■ **Provided data**
--------------------
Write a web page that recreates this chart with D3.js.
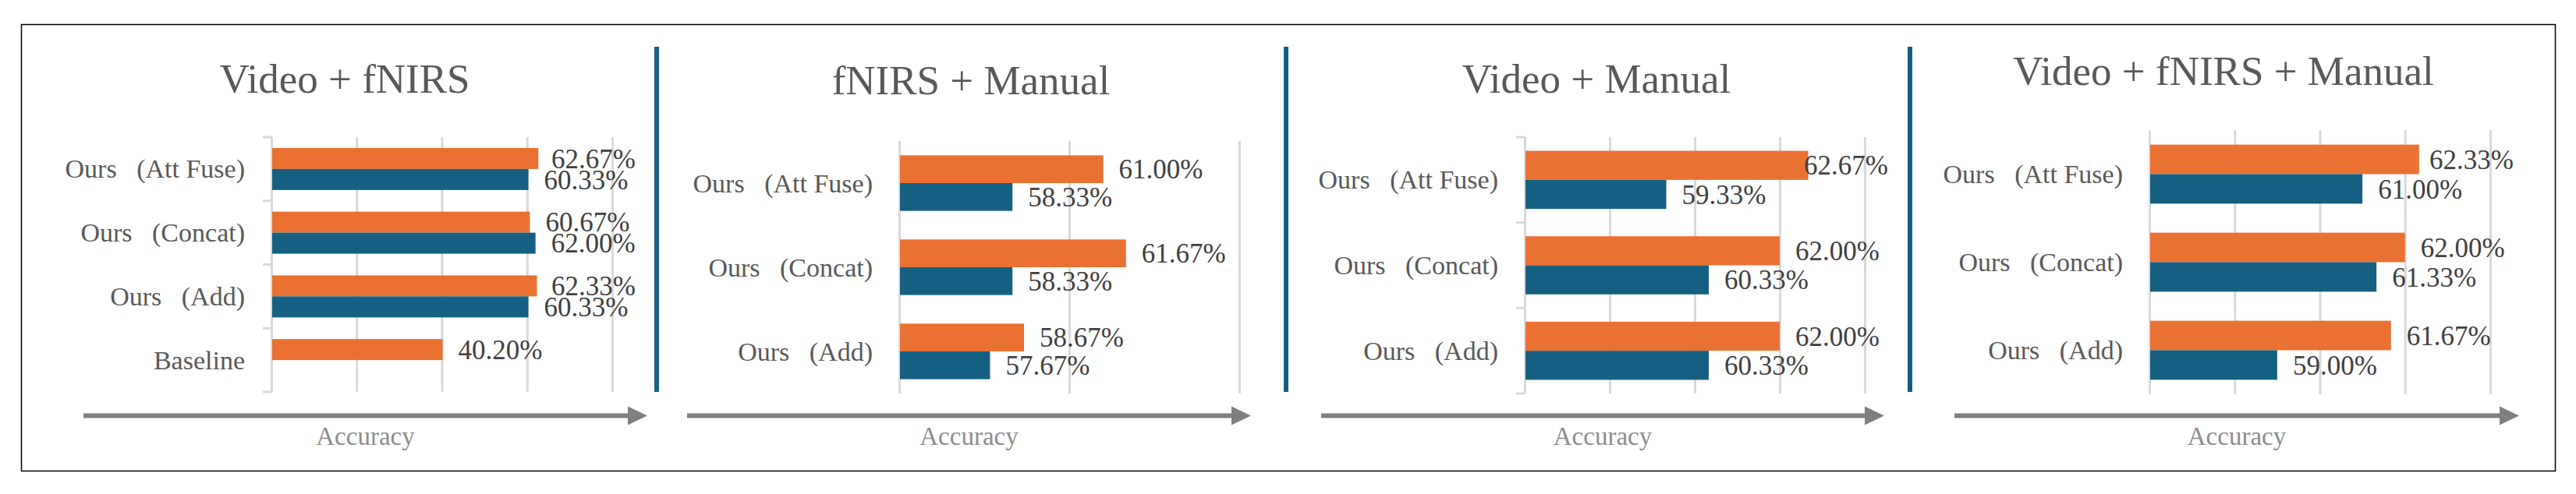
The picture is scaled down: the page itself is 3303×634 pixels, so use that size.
<!DOCTYPE html>
<html>
<head>
<meta charset="utf-8">
<script src="https://cdn.jsdelivr.net/npm/d3@7"></script>
<style>
  html, body { margin: 0; padding: 0; background: #ffffff; }
  svg { display: block; }
  text { font-family: "Liberation Serif", "DejaVu Serif", serif; }
</style>
</head>
<body>
<svg id="chart" width="3303" height="634"></svg>
<script>
// ---------------- DATA ----------------
const seriesNames = ["Orange series", "Blue series"];

const panel1Title = "Video + fNIRS";
const panel1Categories = ["Ours\u2002\u2005(Att Fuse)", "Ours\u2002\u2005(Concat)", "Ours\u2002\u2005(Add)", "Baseline"];
const panel1Orange = [62.67, 60.67, 62.33, 40.20];
const panel1Blue = [60.33, 62.00, 60.33, null];
const panel1Ticks = [0, 20, 40, 60, 80];

const panel2Title = "fNIRS + Manual";
const panel2Categories = ["Ours\u2002\u2005(Att Fuse)", "Ours\u2002\u2005(Concat)", "Ours\u2002\u2005(Add)"];
const panel2Orange = [61.00, 61.67, 58.67];
const panel2Blue = [58.33, 58.33, 57.67];
const panel2Ticks = [55, 60, 65];

const panel3Title = "Video + Manual";
const panel3Categories = ["Ours\u2002\u2005(Att Fuse)", "Ours\u2002\u2005(Concat)", "Ours\u2002\u2005(Add)"];
const panel3Orange = [62.67, 62.00, 62.00];
const panel3Blue = [59.33, 60.33, 60.33];
const panel3Ticks = [56, 58, 60, 62, 64];

const panel4Title = "Video + fNIRS + Manual";
const panel4Categories = ["Ours\u2002\u2005(Att Fuse)", "Ours\u2002\u2005(Concat)", "Ours\u2002\u2005(Add)"];
const panel4Orange = [62.33, 62.00, 61.67];
const panel4Blue = [61.00, 61.33, 59.00];
const panel4Ticks = [56, 58, 60, 62, 64];

const axisLabel = "Accuracy";

// ---------------- LAYOUT ----------------
const COLORS = { orange: "#E97132", blue: "#156082", grid: "#D9D9D9", sep: "#156082",
                 title: "#595959", cat: "#595959", val: "#404040", axisLbl: "#8C8C8C", arrow: "#7F7F7F" };

const layouts = [
  { x0: 348, x1: 785, y0: 176, y1: 503, pad: 0.34, catTicks: true,  titleX: 442,  titleY: 119, arrowX0: 107,  arrowX1: 830 },
  { x0: 1153, x1: 1589, y0: 181, y1: 505, pad: 0.34, catTicks: false, titleX: 1245, titleY: 121, arrowX0: 881,  arrowX1: 1604 },
  { x0: 1955, x1: 2391, y0: 176, y1: 505, pad: 0.32, catTicks: true,  titleX: 2047, titleY: 119, arrowX0: 1694, arrowX1: 2416 },
  { x0: 2756, x1: 3193, y0: 167, y1: 506, pad: 0.33, catTicks: false, titleX: 2851, titleY: 109, arrowX0: 2506, arrowX1: 3230 }
];

const panels = [
  { title: panel1Title, cats: panel1Categories, orange: panel1Orange, blue: panel1Blue, ticks: panel1Ticks },
  { title: panel2Title, cats: panel2Categories, orange: panel2Orange, blue: panel2Blue, ticks: panel2Ticks },
  { title: panel3Title, cats: panel3Categories, orange: panel3Orange, blue: panel3Blue, ticks: panel3Ticks },
  { title: panel4Title, cats: panel4Categories, orange: panel4Orange, blue: panel4Blue, ticks: panel4Ticks }
];

const separators = [842, 1649, 2449];

const svg = d3.select("#chart");

// outer frame
svg.append("rect")
  .attr("x", 27.5).attr("y", 31.5).attr("width", 3249).attr("height", 573)
  .attr("fill", "none").attr("stroke", "#000").attr("stroke-width", 1.5);

// separators
svg.selectAll("line.sep").data(separators).enter().append("line")
  .attr("class", "sep")
  .attr("x1", d => d).attr("x2", d => d)
  .attr("y1", 60).attr("y2", 503)
  .attr("stroke", COLORS.sep).attr("stroke-width", 6);

panels.forEach((p, i) => {
  const L = layouts[i];
  const g = svg.append("g");

  const x = d3.scaleLinear()
    .domain([p.ticks[0], p.ticks[p.ticks.length - 1]])
    .range([L.x0, L.x1]);

  const y = d3.scaleBand()
    .domain(p.cats)
    .range([L.y0, L.y1])
    .paddingInner(L.pad)
    .paddingOuter(L.pad / 2);

  const sub = d3.scaleBand()
    .domain(seriesNames)
    .range([0, y.bandwidth()]);

  // gridlines via axis
  const grid = g.append("g")
    .attr("transform", `translate(0,${L.y0})`)
    .call(d3.axisBottom(x).tickValues(p.ticks).tickSize(L.y1 - L.y0).tickFormat(""));
  grid.select(".domain").remove();
  grid.selectAll(".tick line").attr("stroke", COLORS.grid).attr("stroke-width", 3);

  // category ticks (band boundaries)
  if (L.catTicks) {
    const bounds = [L.y0].concat(p.cats.map(c => y(c) + y.bandwidth() + y.step() * L.pad / 2));
    g.selectAll("line.ct").data(bounds).enter().append("line")
      .attr("x1", x.range()[0] - 11).attr("x2", x.range()[0])
      .attr("y1", d => d).attr("y2", d => d)
      .attr("stroke", COLORS.grid).attr("stroke-width", 3);
  }

  // category labels via axis
  const cat = g.append("g")
    .attr("transform", `translate(${x.range()[0]},0)`)
    .call(d3.axisLeft(y).tickSize(0).tickPadding(34));
  cat.select(".domain").remove();
  cat.selectAll("text")
    .attr("fill", COLORS.cat)
    .style("font-size", "34px")
    .style("font-family", '"Liberation Serif", serif')
    .attr("dy", "0.34em");

  // bars
  const rows = [];
  p.cats.forEach((c, k) => {
    rows.push({ cat: c, s: seriesNames[0], v: p.orange[k], color: COLORS.orange });
    if (p.blue[k] !== null && p.blue[k] !== undefined)
      rows.push({ cat: c, s: seriesNames[1], v: p.blue[k], color: COLORS.blue });
  });

  g.selectAll("rect.bar").data(rows).enter().append("rect")
    .attr("class", "bar")
    .attr("x", x.range()[0] + 1)
    .attr("y", d => y(d.cat) + sub(d.s))
    .attr("width", d => x(d.v) - x.range()[0] - 1)
    .attr("height", sub.bandwidth())
    .attr("fill", d => d.color);

  // value labels
  const clampRight = x.range()[1] + 30;
  g.selectAll("text.val").data(rows).enter().append("text")
    .attr("class", "val")
    .attr("y", d => y(d.cat) + sub(d.s) + sub.bandwidth() / 2)
    .attr("dy", "0.35em")
    .attr("fill", COLORS.val)
    .style("font-size", "35px")
    .text(d => d.v.toFixed(2) + "%")
    .attr("x", function (d) {
      const w = this.getComputedTextLength();
      return Math.min(x(d.v) + 20, clampRight - w);
    });

  // title
  svg.append("text")
    .attr("x", L.titleX).attr("y", L.titleY)
    .attr("text-anchor", "middle")
    .attr("fill", COLORS.title)
    .style("font-size", "53px")
    .text(p.title);

  // arrow
  const ay = 533.5;
  svg.append("line")
    .attr("x1", L.arrowX0).attr("x2", L.arrowX1 - 22)
    .attr("y1", ay).attr("y2", ay)
    .attr("stroke", COLORS.arrow).attr("stroke-width", 6);
  svg.append("path")
    .attr("d", `M${L.arrowX1 - 25},${ay - 12} L${L.arrowX1},${ay} L${L.arrowX1 - 25},${ay + 12} Z`)
    .attr("fill", COLORS.arrow);

  svg.append("text")
    .attr("x", (L.arrowX0 + L.arrowX1) / 2).attr("y", 571)
    .attr("text-anchor", "middle")
    .attr("fill", COLORS.axisLbl)
    .style("font-size", "33px")
    .text(axisLabel);
});
</script>
</body>
</html>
--------------------
■ **Exercise goal**
Extract, word for word, each line from the top of the data down to and including the line with "const panel3Ticks = [56, 58, 60, 62, 64];"; skip the pictures.

■ **Result**
Write a web page that recreates this chart with D3.js.
The picture is scaled down: the page itself is 3303×634 pixels, so use that size.
<!DOCTYPE html>
<html>
<head>
<meta charset="utf-8">
<script src="https://cdn.jsdelivr.net/npm/d3@7"></script>
<style>
  html, body { margin: 0; padding: 0; background: #ffffff; }
  svg { display: block; }
  text { font-family: "Liberation Serif", "DejaVu Serif", serif; }
</style>
</head>
<body>
<svg id="chart" width="3303" height="634"></svg>
<script>
// ---------------- DATA ----------------
const seriesNames = ["Orange series", "Blue series"];

const panel1Title = "Video + fNIRS";
const panel1Categories = ["Ours\u2002\u2005(Att Fuse)", "Ours\u2002\u2005(Concat)", "Ours\u2002\u2005(Add)", "Baseline"];
const panel1Orange = [62.67, 60.67, 62.33, 40.20];
const panel1Blue = [60.33, 62.00, 60.33, null];
const panel1Ticks = [0, 20, 40, 60, 80];

const panel2Title = "fNIRS + Manual";
const panel2Categories = ["Ours\u2002\u2005(Att Fuse)", "Ours\u2002\u2005(Concat)", "Ours\u2002\u2005(Add)"];
const panel2Orange = [61.00, 61.67, 58.67];
const panel2Blue = [58.33, 58.33, 57.67];
const panel2Ticks = [55, 60, 65];

const panel3Title = "Video + Manual";
const panel3Categories = ["Ours\u2002\u2005(Att Fuse)", "Ours\u2002\u2005(Concat)", "Ours\u2002\u2005(Add)"];
const panel3Orange = [62.67, 62.00, 62.00];
const panel3Blue = [59.33, 60.33, 60.33];
const panel3Ticks = [56, 58, 60, 62, 64];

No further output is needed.